What to work on:
Retype every line from the start of the data down to and including the line with "const pairData = pairFrom.map((f, i)". Skip the pictures.

─── Dataset excerpt ───

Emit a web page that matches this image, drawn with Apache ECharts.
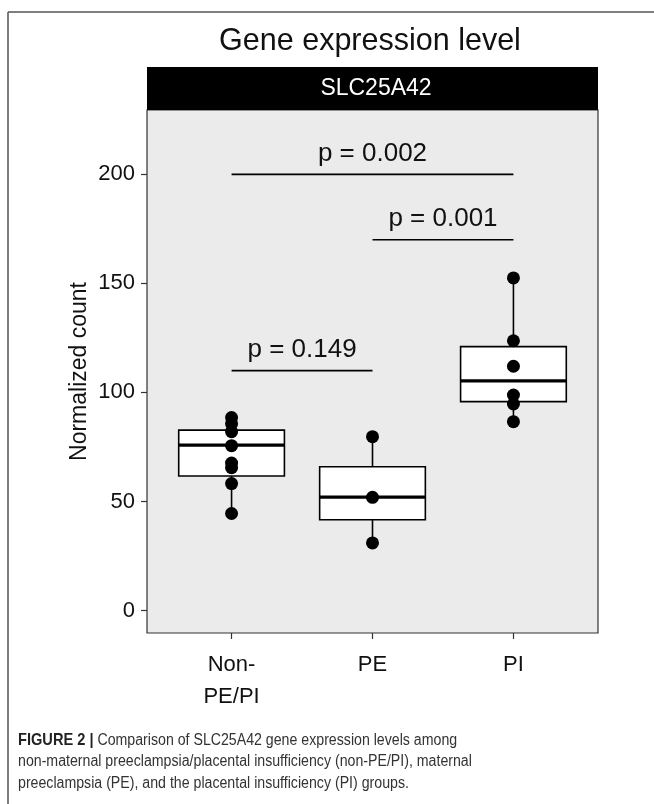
<!DOCTYPE html>
<html>
<head>
<meta charset="utf-8">
<script src="https://cdn.jsdelivr.net/npm/echarts@6/dist/echarts.min.js"></script>
<style>
html,body{margin:0;padding:0;background:#fff;}
#chart{width:654px;height:804px;}
</style>
</head>
<body>
<div id="chart"></div>
<script>
// ---- data ----
const categories = ['Non-\nPE/PI', 'PE', 'PI'];
const categoryPos = [1, 2, 3];
const nonPEPI = [88.5, 85.7, 82.0, 75.6, 67.6, 65.5, 58.2, 44.5];
const pe = [79.7, 51.9, 31.0];
const pi = [152.5, 123.7, 112.0, 98.8, 94.7, 86.6];
const whiskerLow = [44.5, 31.0, 86.6];
const q1 = [61.7, 41.6, 95.8];
const median = [75.8, 52.0, 105.3];
const q3 = [82.7, 65.9, 121.0];
const whiskerHigh = [88.5, 79.7, 152.5];
const yTicks = [0, 50, 100, 150, 200];
const pairFrom = [1, 2, 1];
const pairTo = [2, 3, 3];
const pairY = [110, 170, 200];
const pairLabels = ['p = 0.149', 'p = 0.001', 'p = 0.002'];

const FONT = 'Liberation Sans, Arial, Helvetica, sans-serif';
const groups = [nonPEPI, pe, pi];
const pointData = [];
groups.forEach((g, i) => g.forEach(v => pointData.push([categoryPos[i], v])));
const boxData = categoryPos.map((x, i) => [x, whiskerLow[i], q1[i], median[i], q3[i], whiskerHigh[i]]);
const pairData = pairFrom.map((f, i) => [f, pairTo[i], pairY[i], pairLabels[i]]);

const chart = echarts.init(document.getElementById('chart'), null, {renderer: 'canvas'});
const option = {
  backgroundColor: '#fff',
  animation: false,
  textStyle: {fontFamily: FONT},
  grid: {
    left: 147, right: 56, top: 110, bottom: 171,
    show: true, backgroundColor: '#EBEBEB', borderColor: '#333', borderWidth: 1.2
  },
  xAxis: {
    type: 'value', min: 0.4, max: 3.6,
    axisLine: {show: false, onZero: false},
    splitLine: {show: false},
    axisTick: {show: true, customValues: categoryPos, length: 6, lineStyle: {color: '#333', width: 1.2}},
    axisLabel: {
      customValues: categoryPos, margin: 16, color: '#111', fontSize: 22, lineHeight: 32,
      fontFamily: FONT,
      formatter: v => categories[categoryPos.indexOf(Math.round(v))] || ''
    }
  },
  yAxis: {
    type: 'value', min: -10.3, max: 229.5,
    name: 'Normalized count', nameLocation: 'middle', nameGap: 56, nameMoveOverlap: false,
    nameTextStyle: {fontSize: 23, color: '#111', fontFamily: FONT},
    axisLine: {show: false, onZero: false},
    splitLine: {show: false},
    axisTick: {show: true, customValues: yTicks, length: 6, lineStyle: {color: '#333', width: 1.2}},
    axisLabel: {customValues: yTicks, margin: 12, color: '#111', fontSize: 22, fontFamily: FONT}
  },
  graphic: [
    {type: 'line', shape: {x1: 8, y1: 12, x2: 654, y2: 12}, style: {stroke: '#555', lineWidth: 1.5}},
    {type: 'line', shape: {x1: 8, y1: 12, x2: 8, y2: 804}, style: {stroke: '#555', lineWidth: 1.5}},
    {type: 'text', x: 370, y: 42, style: {text: 'Gene expression level', fontSize: 30.5, fontFamily: FONT, fill: '#111', align: 'center', verticalAlign: 'middle'}},
    {type: 'rect', shape: {x: 147, y: 67, width: 451, height: 43}, style: {fill: '#000'}},
    {type: 'text', x: 376, y: 89, style: {text: 'SLC25A42', fontSize: 23, fontFamily: FONT, fill: '#fff', align: 'center', verticalAlign: 'middle'}},
    {type: 'text', x: 18, y: 729.5, scaleX: 0.885, scaleY: 1, style: {
      text: '{b|FIGURE 2 |} Comparison of SLC25A42 gene expression levels among\nnon-maternal preeclampsia/placental insufficiency (non-PE/PI), maternal\npreeclampsia (PE), and the placental insufficiency (PI) groups.',
      fontSize: 16, lineHeight: 21.7, fontFamily: FONT, fill: '#333', verticalAlign: 'top', align: 'left',
      rich: {b: {fontWeight: 'bold', fontSize: 16.5, fontFamily: FONT, fill: '#222'}}
    }}
  ],
  series: [
    {
      type: 'custom', z: 2,
      encode: {x: 0, y: [1, 5]},
      data: boxData,
      renderItem: function (params, api) {
        const x = api.value(0), lo = api.value(1), a = api.value(2), m = api.value(3), b = api.value(4), hi = api.value(5);
        const h = 0.375;
        const tl = api.coord([x - h, b]);
        const br = api.coord([x + h, a]);
        const m1 = api.coord([x - h, m]);
        const m2 = api.coord([x + h, m]);
        const cHi = api.coord([x, hi]), cB = api.coord([x, b]), cA = api.coord([x, a]), cLo = api.coord([x, lo]);
        return {type: 'group', children: [
          {type: 'line', shape: {x1: cHi[0], y1: cHi[1], x2: cB[0], y2: cB[1]}, style: {stroke: '#000', lineWidth: 1.6}},
          {type: 'line', shape: {x1: cA[0], y1: cA[1], x2: cLo[0], y2: cLo[1]}, style: {stroke: '#000', lineWidth: 1.6}},
          {type: 'rect', shape: {x: tl[0], y: tl[1], width: br[0] - tl[0], height: br[1] - tl[1]}, style: {fill: '#fff', stroke: '#000', lineWidth: 1.6}},
          {type: 'line', shape: {x1: m1[0], y1: m1[1], x2: m2[0], y2: m2[1]}, style: {stroke: '#000', lineWidth: 3.2}}
        ]};
      }
    },
    {
      type: 'scatter', z: 3,
      data: pointData,
      symbol: 'circle', symbolSize: 13,
      itemStyle: {color: '#000', opacity: 1}
    },
    {
      type: 'custom', z: 4,
      encode: {x: [0, 1], y: 2},
      data: pairData,
      renderItem: function (params, api) {
        const f = api.value(0), t = api.value(1), y = api.value(2);
        const label = pairLabels[params.dataIndex];
        const p1 = api.coord([f, y]);
        const p2 = api.coord([t, y]);
        return {type: 'group', children: [
          {type: 'line', shape: {x1: p1[0], y1: p1[1], x2: p2[0], y2: p2[1]}, style: {stroke: '#000', lineWidth: 1.6}},
          {type: 'text', x: (p1[0] + p2[0]) / 2, y: p1[1] - 21, style: {text: label, fontSize: 26, fontFamily: FONT, fill: '#111', align: 'center', verticalAlign: 'middle'}}
        ]};
      }
    }
  ]
};
chart.setOption(option);
</script>
</body>
</html>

───

Solution for this problem:
Emit a web page that matches this image, drawn with Apache ECharts.
<!DOCTYPE html>
<html>
<head>
<meta charset="utf-8">
<script src="https://cdn.jsdelivr.net/npm/echarts@6/dist/echarts.min.js"></script>
<style>
html,body{margin:0;padding:0;background:#fff;}
#chart{width:654px;height:804px;}
</style>
</head>
<body>
<div id="chart"></div>
<script>
// ---- data ----
const categories = ['Non-\nPE/PI', 'PE', 'PI'];
const categoryPos = [1, 2, 3];
const nonPEPI = [88.5, 85.7, 82.0, 75.6, 67.6, 65.5, 58.2, 44.5];
const pe = [79.7, 51.9, 31.0];
const pi = [152.5, 123.7, 112.0, 98.8, 94.7, 86.6];
const whiskerLow = [44.5, 31.0, 86.6];
const q1 = [61.7, 41.6, 95.8];
const median = [75.8, 52.0, 105.3];
const q3 = [82.7, 65.9, 121.0];
const whiskerHigh = [88.5, 79.7, 152.5];
const yTicks = [0, 50, 100, 150, 200];
const pairFrom = [1, 2, 1];
const pairTo = [2, 3, 3];
const pairY = [110, 170, 200];
const pairLabels = ['p = 0.149', 'p = 0.001', 'p = 0.002'];

const FONT = 'Liberation Sans, Arial, Helvetica, sans-serif';
const groups = [nonPEPI, pe, pi];
const pointData = [];
groups.forEach((g, i) => g.forEach(v => pointData.push([categoryPos[i], v])));
const boxData = categoryPos.map((x, i) => [x, whiskerLow[i], q1[i], median[i], q3[i], whiskerHigh[i]]);
const pairData = pairFrom.map((f, i) => [f, pairTo[i], pairY[i], pairLabels[i]]);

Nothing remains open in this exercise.